**Charts and diagrams as code:**
* * * * * * *
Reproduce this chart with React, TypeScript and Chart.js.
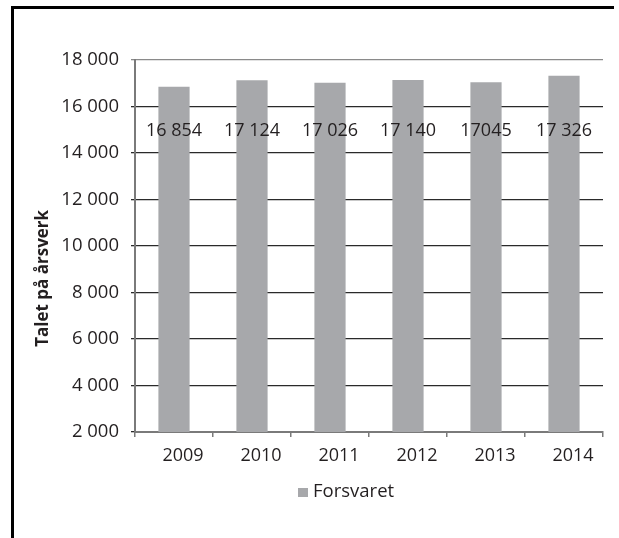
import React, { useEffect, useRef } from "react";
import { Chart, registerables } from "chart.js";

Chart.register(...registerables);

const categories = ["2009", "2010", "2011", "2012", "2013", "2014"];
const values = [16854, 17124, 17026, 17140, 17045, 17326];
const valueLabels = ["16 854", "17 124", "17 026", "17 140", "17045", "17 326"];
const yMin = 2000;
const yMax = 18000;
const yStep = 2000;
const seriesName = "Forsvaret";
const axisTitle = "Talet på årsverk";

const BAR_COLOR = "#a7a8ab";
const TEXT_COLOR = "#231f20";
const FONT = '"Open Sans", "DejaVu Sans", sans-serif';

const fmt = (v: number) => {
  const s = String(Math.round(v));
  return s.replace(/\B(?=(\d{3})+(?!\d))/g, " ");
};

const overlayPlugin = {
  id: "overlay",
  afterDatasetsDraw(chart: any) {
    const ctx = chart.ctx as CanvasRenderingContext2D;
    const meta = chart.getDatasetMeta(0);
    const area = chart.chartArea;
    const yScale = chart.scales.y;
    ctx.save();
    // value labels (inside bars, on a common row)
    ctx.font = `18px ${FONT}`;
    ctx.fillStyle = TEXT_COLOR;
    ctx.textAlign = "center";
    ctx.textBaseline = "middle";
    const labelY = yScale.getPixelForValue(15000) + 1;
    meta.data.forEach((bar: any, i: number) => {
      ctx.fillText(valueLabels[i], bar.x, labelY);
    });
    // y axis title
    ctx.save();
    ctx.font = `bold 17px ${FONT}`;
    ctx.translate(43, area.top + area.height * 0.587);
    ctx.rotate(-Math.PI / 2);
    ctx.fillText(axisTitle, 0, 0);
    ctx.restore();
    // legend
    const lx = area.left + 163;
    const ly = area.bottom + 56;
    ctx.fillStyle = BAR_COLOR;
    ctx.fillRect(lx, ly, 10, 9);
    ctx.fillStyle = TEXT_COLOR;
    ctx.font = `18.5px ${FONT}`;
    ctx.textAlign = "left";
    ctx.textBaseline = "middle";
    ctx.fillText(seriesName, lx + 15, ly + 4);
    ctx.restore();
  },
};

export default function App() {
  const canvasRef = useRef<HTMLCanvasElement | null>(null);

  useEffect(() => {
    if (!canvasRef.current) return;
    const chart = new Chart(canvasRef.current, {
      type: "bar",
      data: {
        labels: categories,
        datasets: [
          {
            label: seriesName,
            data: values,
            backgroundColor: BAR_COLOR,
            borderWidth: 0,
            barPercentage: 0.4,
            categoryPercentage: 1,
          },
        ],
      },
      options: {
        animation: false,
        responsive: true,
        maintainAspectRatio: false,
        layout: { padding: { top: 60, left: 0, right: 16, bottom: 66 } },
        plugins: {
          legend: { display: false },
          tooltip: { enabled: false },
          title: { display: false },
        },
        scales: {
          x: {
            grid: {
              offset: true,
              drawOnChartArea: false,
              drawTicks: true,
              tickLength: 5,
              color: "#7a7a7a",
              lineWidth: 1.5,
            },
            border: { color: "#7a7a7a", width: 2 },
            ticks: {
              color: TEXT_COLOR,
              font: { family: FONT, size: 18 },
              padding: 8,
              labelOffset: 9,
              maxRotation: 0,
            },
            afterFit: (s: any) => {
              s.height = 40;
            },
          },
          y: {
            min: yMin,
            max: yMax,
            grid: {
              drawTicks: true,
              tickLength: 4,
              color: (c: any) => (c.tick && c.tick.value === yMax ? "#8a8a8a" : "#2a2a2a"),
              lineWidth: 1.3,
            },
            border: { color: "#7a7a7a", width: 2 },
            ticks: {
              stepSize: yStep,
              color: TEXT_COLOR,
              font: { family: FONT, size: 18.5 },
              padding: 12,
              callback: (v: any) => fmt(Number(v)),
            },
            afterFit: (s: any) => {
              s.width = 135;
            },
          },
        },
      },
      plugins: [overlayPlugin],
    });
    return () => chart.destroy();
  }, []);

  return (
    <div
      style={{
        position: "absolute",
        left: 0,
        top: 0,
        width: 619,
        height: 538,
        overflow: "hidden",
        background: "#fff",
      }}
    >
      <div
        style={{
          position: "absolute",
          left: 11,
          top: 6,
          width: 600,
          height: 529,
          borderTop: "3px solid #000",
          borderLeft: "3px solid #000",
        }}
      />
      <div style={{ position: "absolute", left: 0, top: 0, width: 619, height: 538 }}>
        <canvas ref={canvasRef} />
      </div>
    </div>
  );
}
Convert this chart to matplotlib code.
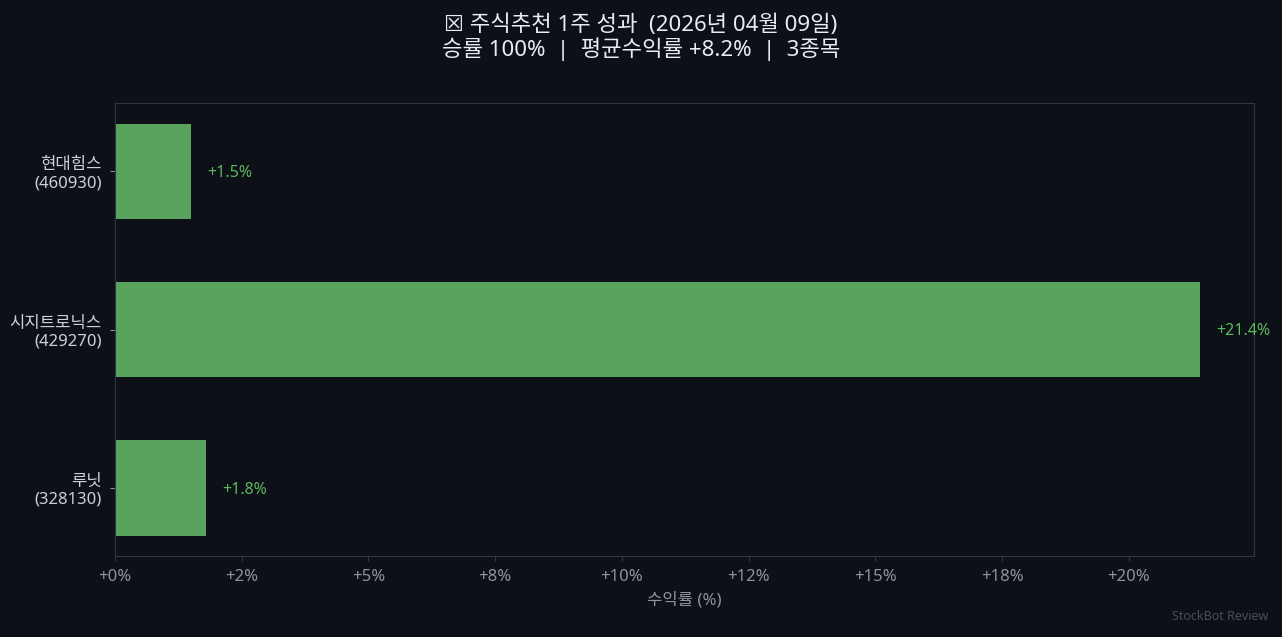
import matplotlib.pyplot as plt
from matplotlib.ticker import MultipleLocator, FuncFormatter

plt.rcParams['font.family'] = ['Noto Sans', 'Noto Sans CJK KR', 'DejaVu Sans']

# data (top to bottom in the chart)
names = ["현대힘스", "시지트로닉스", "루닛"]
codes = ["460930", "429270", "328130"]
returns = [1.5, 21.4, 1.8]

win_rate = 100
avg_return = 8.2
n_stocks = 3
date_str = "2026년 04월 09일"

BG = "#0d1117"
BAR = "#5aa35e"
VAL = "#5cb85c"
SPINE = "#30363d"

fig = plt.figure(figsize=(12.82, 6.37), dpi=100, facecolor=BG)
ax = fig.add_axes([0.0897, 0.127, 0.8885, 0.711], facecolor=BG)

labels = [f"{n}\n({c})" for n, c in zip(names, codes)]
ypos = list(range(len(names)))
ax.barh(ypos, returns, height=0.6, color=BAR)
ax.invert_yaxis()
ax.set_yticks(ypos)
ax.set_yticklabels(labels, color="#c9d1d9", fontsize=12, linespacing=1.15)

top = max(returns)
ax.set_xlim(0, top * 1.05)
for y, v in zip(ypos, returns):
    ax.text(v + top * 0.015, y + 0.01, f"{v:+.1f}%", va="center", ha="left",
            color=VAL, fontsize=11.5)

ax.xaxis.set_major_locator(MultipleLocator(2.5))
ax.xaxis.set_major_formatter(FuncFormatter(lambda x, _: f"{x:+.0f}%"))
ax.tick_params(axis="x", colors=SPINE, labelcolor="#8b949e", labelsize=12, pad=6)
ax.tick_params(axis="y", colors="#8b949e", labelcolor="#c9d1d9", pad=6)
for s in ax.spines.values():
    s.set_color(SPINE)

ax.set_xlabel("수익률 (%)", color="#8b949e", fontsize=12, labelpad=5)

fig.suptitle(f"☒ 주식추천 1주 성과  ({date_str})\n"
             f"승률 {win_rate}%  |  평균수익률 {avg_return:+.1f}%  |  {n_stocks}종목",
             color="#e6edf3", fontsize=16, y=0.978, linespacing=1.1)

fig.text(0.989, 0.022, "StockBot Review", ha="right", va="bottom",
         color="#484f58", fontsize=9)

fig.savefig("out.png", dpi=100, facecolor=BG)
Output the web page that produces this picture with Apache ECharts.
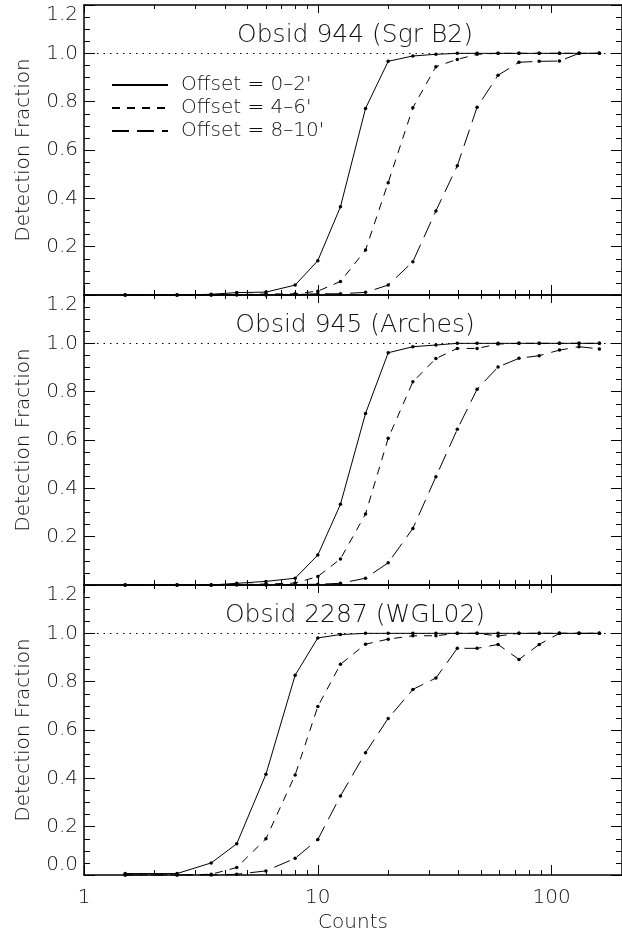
* * * * * * *
**What is needed:** Using the listing, copy every line where the word "matplotlib" shows up.

**Task solution:**
Convert this chart to matplotlib code.
import matplotlib.pyplot as plt
from matplotlib.ticker import MultipleLocator, FuncFormatter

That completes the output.